The main change for DSO comes in the form of Change log. Although the active data table and activation queue tables are still there, Change log will be computed via calculated  view on these tables. This will reduce data foot print. The previously created HANA optimized DSO are obselete and must converted to In-memory Optimized DSO's using RSDRI_RECONVERT_DATASTORE.

The DSO activation process is pushed down to HDB as stored procedure. This will greatly reduce the DSO activation time. While converting DSO to IMO DSO, we have option of keeping previous change log data  else could leave it. While keeping change log will longer conversion times, we can't roll back previous requests.

As now that DSO activation times lowered considerably, we can think of avoiding Info cubes where we aren't performing anymore transformations, data unification from multiple sources or in other words not changing data or modelling additional dimensions, we can safely remove Info cubes. DSO's will do the job as Aggregation operation is not intensive on HDB.

  1. IMO DSO only contains last record if same record appears multiple times in a package.
  2. Unique data records property isn't doing anything. As they performance gain is very low, it doesn't check for uniqueness. 
  3. Always select "generate SID's on data activation". This will give query performance increase.

Also most of the operations supported OLAP engine, Exception Aggregation,  displaying hierarchies, currency conversions will be pushed down to HDB in future.

LookUPs: As we strive to write efficient Lookups using ABAP to fill Master data by using Lookup operations, we have few more options of the task.

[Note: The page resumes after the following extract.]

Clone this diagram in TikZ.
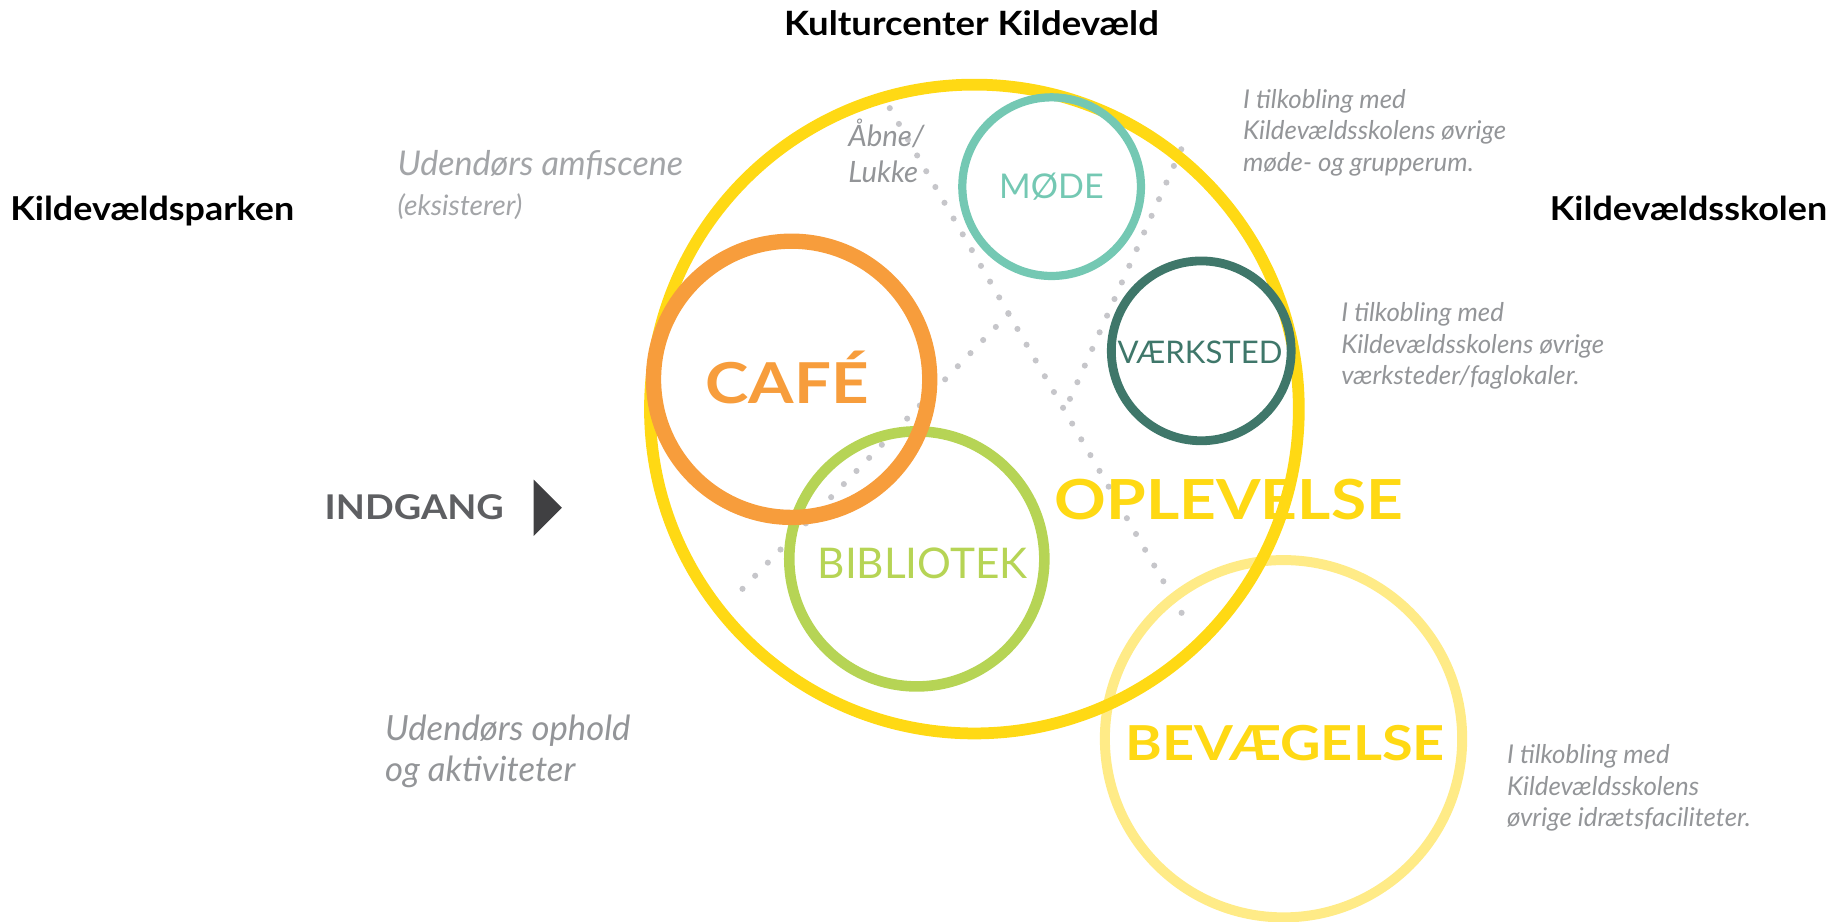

           1. Read from DSO option is added in addition to read from master data
           2. Database hints for FOR ALL ENTRIES can be used. This is specially useful when your Driver tables is large. As most of the time the query takes longer times or goes to dump if driver table contains more than 50000 rows. However to use the hint, the driver table should only contain "EQ" operation.

Note :
1. Although as mentioned above, data activation times for info providers is decreased considerably, the data loading times into PSA has not seen much decrease.

2. In the same way, SPO's can be converted to IMO and each partition becomes a IMO DSO. Also Write-Optimzed DSO are partitioned by Request ID.

The conversion of info providers should be done separately on DEV, QUA, PRD systems. They can not be transported. The conversion reports can take list of info providers for collective conversion.
Mainly there are series of SAP Notes to be implemented. These should be implemented in DEV and should be carried to production.  Once, we are done with implementing required notes till quality, we can bring down BW production. The same cutover activities, we follow releases/ rollouts should be employed here(lock users/clear all delta queues(V1,V2,V3)). Also while we are converting an Info provider, no loading operations can be done, though reporting can be done.